Yeasts are funny little buggers. They have radically different preferences and behaviors. Ultimately, they all nosh on sugars and excrete alcohol, but the ways in which they do this is a wonder to behold. Case in point: the yeast of Brasserie Dupont, makers of saisons. Beginning last week, I began cultivating the dregs from a bottle and simultaneously picked up a batch of Wyeast's version (just to be safe). I brewed my wee saison (1.035 OG), aka "petit saison" aka "grisette" yesterday and got a chance to see the yeast in action. Just to be safe (again) I decided to pitch both yeasts, which by 3pm amounted to a substantial quantity. Still, not substantial enough to account for what came next.

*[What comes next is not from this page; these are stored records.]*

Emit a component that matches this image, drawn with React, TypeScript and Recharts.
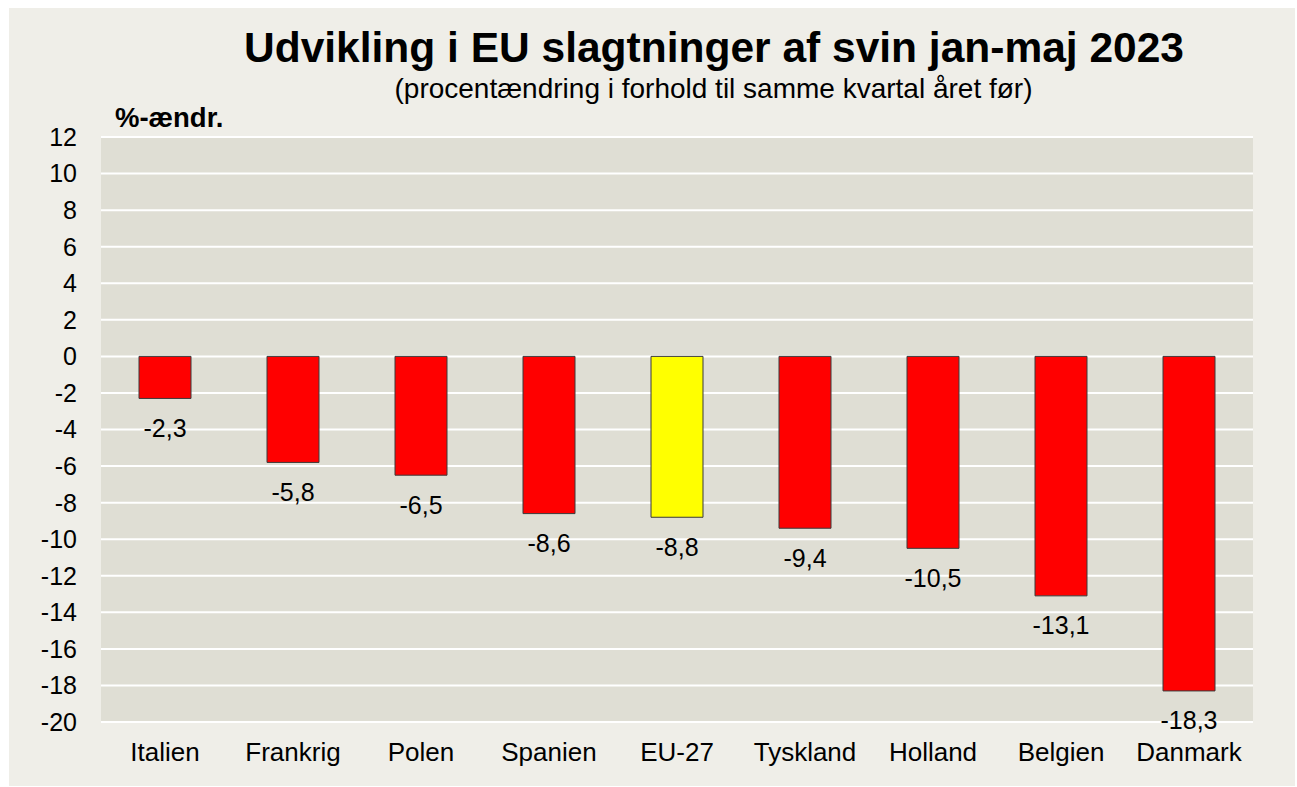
import React from 'react';
import { BarChart, Bar, XAxis, YAxis, CartesianGrid, Cell, LabelList } from 'recharts';

const categories = ['Italien', 'Frankrig', 'Polen', 'Spanien', 'EU-27', 'Tyskland', 'Holland', 'Belgien', 'Danmark'];
const values = [-2.3, -5.8, -6.5, -8.6, -8.8, -9.4, -10.5, -13.1, -18.3];
const barColors = ['#FF0000', '#FF0000', '#FF0000', '#FF0000', '#FFFF00', '#FF0000', '#FF0000', '#FF0000', '#FF0000'];
const yTicks = [-20, -18, -16, -14, -12, -10, -8, -6, -4, -2, 0, 2, 4, 6, 8, 10, 12];

const titleText = 'Udvikling i EU slagtninger af svin jan-maj 2023';
const subtitleText = '(procentændring i forhold til samme kvartal året før)';
const unitText = '%-ændr.';

const data = categories.map((c, i) => ({ name: c, value: values[i] }));

const FONT = '"Liberation Sans", Arial, Helvetica, sans-serif';
const W = 1286;
const H = 778;

const fmt = (v: number) => String(v).replace('.', ',');

const ValueLabel = (props: any) => {
  const { x, y, width, height, value } = props;
  const bottom = Math.max(Number(y), Number(y) + Number(height));
  return (
    <text
      x={Number(x) + Number(width) / 2}
      y={bottom + 38.5}
      textAnchor="middle"
      fontSize={25}
      fontFamily={FONT}
      fill="#000"
    >
      {fmt(Number(value))}
    </text>
  );
};

export default function App() {
  return (
    <div
      style={{
        position: 'absolute',
        left: 9,
        top: 8,
        width: W,
        height: H,
        background: '#EFEEE8',
        fontFamily: FONT,
      }}
    >
      <BarChart
        width={W}
        height={H}
        data={data}
        margin={{ top: 129, right: 42, left: 0, bottom: 34 }}
        barSize={52}
      >
        <CartesianGrid
          vertical={false}
          stroke="#FFFFFF"
          strokeWidth={2}
          fill="#DFDED4"
          fillOpacity={1}
        />
        <XAxis
          dataKey="name"
          axisLine={false}
          tickLine={false}
          tickSize={0}
          tickMargin={21}
          height={30}
          interval={0}
          tick={{ fontSize: 26, fill: '#000', fontFamily: FONT }}
        />
        <YAxis
          type="number"
          domain={[-20, 12]}
          ticks={yTicks}
          interval={0}
          axisLine={false}
          tickLine={false}
          tickSize={6}
          tickMargin={18}
          width={92}
          tickFormatter={(v: number) => String(v)}
          tick={{ fontSize: 25, fill: '#000', fontFamily: FONT }}
        />
        <Bar dataKey="value" isAnimationActive={false} stroke="#3A3A3A" strokeWidth={1}>
          {data.map((d, i) => (
            <Cell key={d.name} fill={barColors[i]} />
          ))}
          <LabelList dataKey="value" content={ValueLabel} />
        </Bar>
      </BarChart>
      <svg
        width={W}
        height={H}
        style={{ position: 'absolute', left: 0, top: 0, pointerEvents: 'none' }}
      >
        <text x={705} y={54} textAnchor="middle" fontSize={42.5} fontWeight="bold" fontFamily={FONT} fill="#000">
          {titleText}
        </text>
        <text x={704.5} y={90} textAnchor="middle" fontSize={28} fontFamily={FONT} fill="#000">
          {subtitleText}
        </text>
        <text x={106} y={118.5} textAnchor="start" fontSize={27.5} fontWeight="bold" fontFamily={FONT} fill="#000">
          {unitText}
        </text>
      </svg>
    </div>
  );
}
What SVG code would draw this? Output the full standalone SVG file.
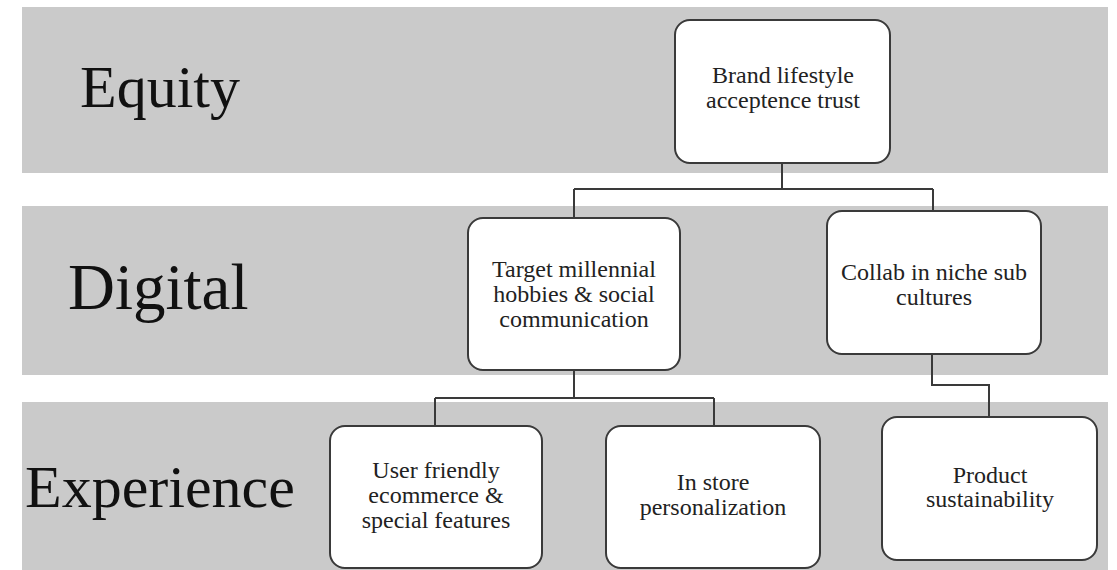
<svg xmlns="http://www.w3.org/2000/svg" width="1117" height="570" viewBox="0 0 1117 570">
<style>
.band{fill:#cacaca;}
.box{fill:#ffffff;stroke:#3a3a3a;stroke-width:2;}
.lbl{font-family:'Liberation Serif',serif;fill:#111;}
.conn{fill:none;stroke:#3a3a3a;stroke-width:2;}
</style>
<rect width="1117" height="570" fill="#ffffff"/>
<g id="bands">
<rect class="band" x="22" y="7" width="1086" height="166"/>
<rect class="band" x="22" y="206" width="1086" height="169"/>
<rect class="band" x="22" y="402" width="1086" height="168"/>
<text class="lbl" x="80" y="107" font-size="60">Equity</text>
<text class="lbl" x="68" y="309" font-size="65">Digital</text>
<text class="lbl" x="25" y="507" font-size="60">Experience</text>
</g>
<g id="connectors">
<path class="conn" d="M782,163 V189 M574,189 H933 M574,189 V218 M933,189 V211"/>
<path class="conn" d="M574,370 V398 M435,398 H714 M435,398 V426 M714,398 V426"/>
<path class="conn" d="M932,354 V385 H989 V417"/>
</g>
<g font-family="Liberation Serif, serif" font-size="24" fill="#222" text-anchor="middle">
<g id="n1">
<rect class="box" x="675" y="20" width="215" height="143" rx="15"/>
<text x="783" y="83">Brand lifestyle</text>
<text x="783" y="108">acceptence trust</text>
</g>
<g id="n2">
<rect class="box" x="468" y="218" width="212" height="152" rx="15"/>
<text x="574" y="277">Target millennial</text>
<text x="574" y="302">hobbies &amp; social</text>
<text x="574" y="327">communication</text>
</g>
<g id="n3">
<rect class="box" x="827" y="211" width="214" height="143" rx="15"/>
<text x="934" y="280">Collab in niche sub</text>
<text x="934" y="305">cultures</text>
</g>
<g id="n4">
<rect class="box" x="330" y="426" width="212" height="142" rx="15"/>
<text x="436" y="478">User friendly</text>
<text x="436" y="503">ecommerce &amp;</text>
<text x="436" y="528">special features</text>
</g>
<g id="n5">
<rect class="box" x="606" y="426" width="214" height="142" rx="15"/>
<text x="713" y="490">In store</text>
<text x="713" y="515">personalization</text>
</g>
<g id="n6">
<rect class="box" x="882" y="417" width="215" height="143" rx="15"/>
<text x="990" y="483">Product</text>
<text x="990" y="507">sustainability</text>
</g>
</g>
</svg>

Dupont's yeast is famous for a number of reasons. The brewery ferments its beer at between 85 and 95 degrees fahrenheit--a shocking fact, given that most breweries keep their beer cool (at least 20 degrees colder for similar ale strains) so it will be smooth and clean. And then, famously, the yeast craps out on you. It races along in sweaty fury until the beer is mostly ready, and then activity screeches to a near halt. You have to be patient and let it finish out--and it will finish out, with attenuation rates above 90% (another amazing fact). One theory holds that the strain was originally a wine yeast, but this may be an apocryphal story added later by homebrewers who had to come up with a rationalization about why the heat didn't ruin their beer, why it could still be called yeast and not pack off the women and children in the night.
Still, what unfolded was astonishing to behold. Within four hours I had a heaving two-inches of foam. Yes, heaving--the damn thing looked like it was breathing. I had swaddled my 85-degree beer in a flannel shirt and taken it upstairs, where the house is the warmest, but I didn't expect such vigor so early. I was sort of glad it was a smaller beer, but even still, at 5 am I was up examining it, just to make sure it hadn't gone walkabout on me. A yeast like that, you never know.